If you are using Grub Legacy then type:
nano /boot/grub/menu.lst

On the line it will have the command The (real_)root=/dev/hda... this will need to be changed to /dev/sd...

Restart your system and all of your DVD/CD drives should now be functioning as expected. This problem caused me three days of grief. Hopefully it may provide the answer that some of the other users may be looking for.

Thursday, 18 November 2010

Customise the Gnome menu icon

After a recent major error forced me to rebuild my Gentoo system, I was reminded of some of the small annoyances. Things that should be so easy, yet they can prove incredibly frustrating. One of these is the awkwardness of changing the menu icon in the Gnome desktop. I don't know why it cant be as easy as in the KDE environment; a couple of obvious clicks and then you are asked to select the new icon, dead easy.

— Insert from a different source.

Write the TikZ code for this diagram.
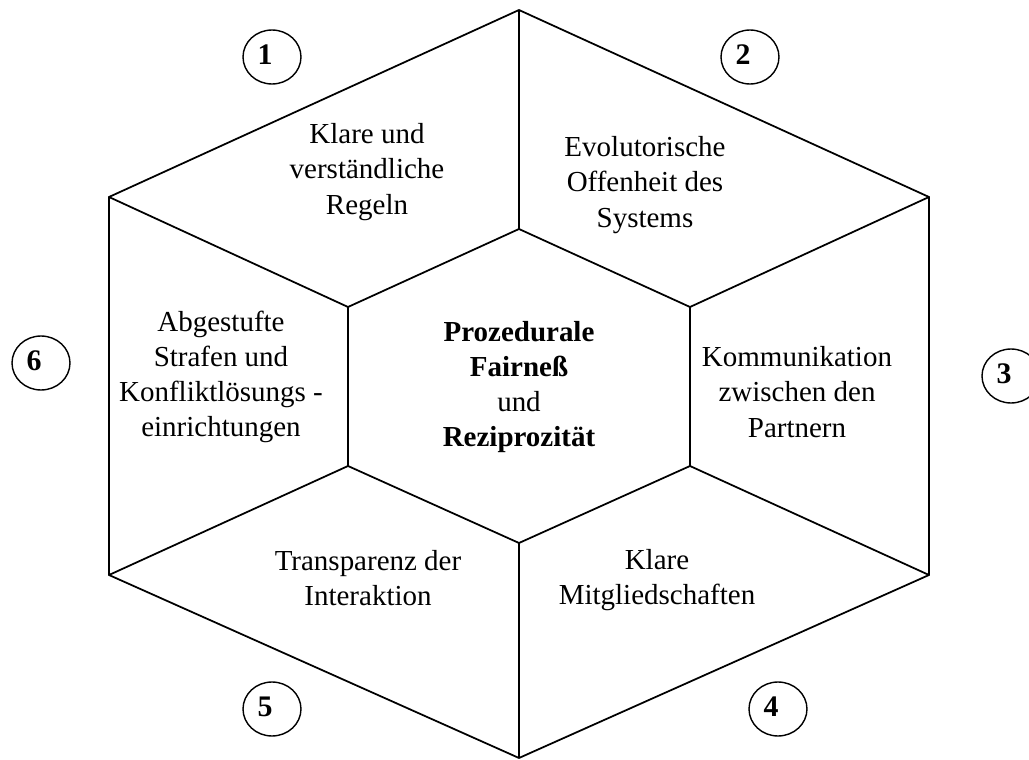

First of all create the icon you want in my example I'm using Larry the Cow taken directly from the Gentoo site. Rename/save the file to start-here.png

The next step is to find the folder of the current icons your using. If your not sure which set of icons you have then click on system > preferences > appearance this will open up a window, select customise and then icons, note the name of the highlighted set.

The folder is /usr/share/icons/{name_of_icon_set}/22x22/places/ we need to move our icon into this folder, but the problem is that it is restricted access, so simply dragging the file won't work.

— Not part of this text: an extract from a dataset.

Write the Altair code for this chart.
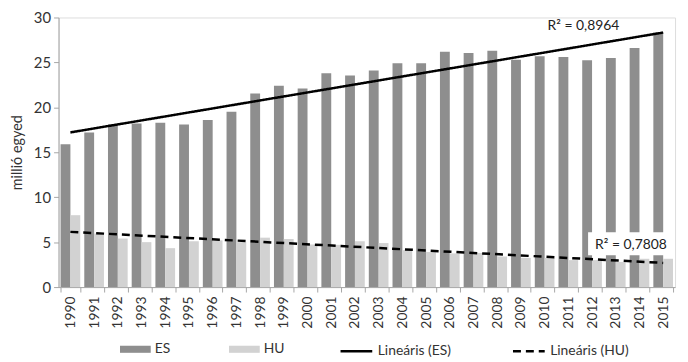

Open a terminal and navigate to our custom icon. Type:
sudo mv start-here.png /usr/share/icons/{name_of_icon_set}/22x22/places/

Some users have also had success putting the icon in the scalable folder instead of 22x22, if you wish to try this then simply replace 22x22 with scalable in the above command. Please note that the 22x22 is a size, the icon should have been resized previously to 22x22 pixels.

So the file is in position and nothing happens, you can even restart and there will be no effect. We need to input a couple of commands before it will change:

sudo gtk-update-icon-cache --force /usr/share/icons/{name_of_icon_set}

and finally:

sudo killall gnome-panel

The screen will flicker and you should have your customised menu icon.